- **Task to complete**: Reply with one number: how many lines contain the word "chart".

── Supplied material

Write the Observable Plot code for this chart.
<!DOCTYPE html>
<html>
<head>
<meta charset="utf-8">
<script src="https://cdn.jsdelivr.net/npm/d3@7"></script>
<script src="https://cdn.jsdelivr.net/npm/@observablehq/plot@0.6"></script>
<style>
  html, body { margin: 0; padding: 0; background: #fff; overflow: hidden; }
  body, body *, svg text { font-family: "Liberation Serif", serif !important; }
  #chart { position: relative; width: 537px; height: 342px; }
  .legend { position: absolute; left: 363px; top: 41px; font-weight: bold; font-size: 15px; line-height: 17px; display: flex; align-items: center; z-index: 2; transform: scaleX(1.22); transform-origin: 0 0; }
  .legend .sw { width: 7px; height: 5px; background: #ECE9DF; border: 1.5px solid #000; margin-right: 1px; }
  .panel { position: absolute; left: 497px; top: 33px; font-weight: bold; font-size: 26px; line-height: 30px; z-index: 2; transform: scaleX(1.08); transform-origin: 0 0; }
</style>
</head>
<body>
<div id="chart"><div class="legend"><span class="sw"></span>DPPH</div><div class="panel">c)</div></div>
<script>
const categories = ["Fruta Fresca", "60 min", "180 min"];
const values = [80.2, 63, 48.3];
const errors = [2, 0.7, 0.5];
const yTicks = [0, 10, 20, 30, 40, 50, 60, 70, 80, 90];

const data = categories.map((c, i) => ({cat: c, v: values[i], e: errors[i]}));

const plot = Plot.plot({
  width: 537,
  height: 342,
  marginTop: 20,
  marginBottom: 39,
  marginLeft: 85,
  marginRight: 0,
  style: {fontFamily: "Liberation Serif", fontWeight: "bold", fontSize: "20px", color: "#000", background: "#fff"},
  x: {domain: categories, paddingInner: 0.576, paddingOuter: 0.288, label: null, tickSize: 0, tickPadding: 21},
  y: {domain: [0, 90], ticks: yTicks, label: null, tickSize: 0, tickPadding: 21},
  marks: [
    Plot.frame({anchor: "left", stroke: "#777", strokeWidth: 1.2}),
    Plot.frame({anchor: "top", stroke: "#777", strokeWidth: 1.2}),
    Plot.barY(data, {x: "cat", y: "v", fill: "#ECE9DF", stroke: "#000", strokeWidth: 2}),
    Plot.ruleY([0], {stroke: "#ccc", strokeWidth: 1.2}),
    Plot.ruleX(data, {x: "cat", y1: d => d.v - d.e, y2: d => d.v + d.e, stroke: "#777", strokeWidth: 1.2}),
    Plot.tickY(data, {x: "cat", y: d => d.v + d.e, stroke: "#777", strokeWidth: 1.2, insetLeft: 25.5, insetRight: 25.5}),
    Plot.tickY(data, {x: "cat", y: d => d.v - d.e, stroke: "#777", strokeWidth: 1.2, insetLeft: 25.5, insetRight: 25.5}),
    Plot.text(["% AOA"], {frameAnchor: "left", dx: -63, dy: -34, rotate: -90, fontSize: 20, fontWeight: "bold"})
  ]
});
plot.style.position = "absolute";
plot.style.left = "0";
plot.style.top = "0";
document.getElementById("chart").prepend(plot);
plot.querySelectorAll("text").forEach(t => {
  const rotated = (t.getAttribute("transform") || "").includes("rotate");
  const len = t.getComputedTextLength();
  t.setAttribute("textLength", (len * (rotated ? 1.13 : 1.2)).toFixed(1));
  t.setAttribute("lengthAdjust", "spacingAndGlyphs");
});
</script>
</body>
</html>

────

- **Output below**: 4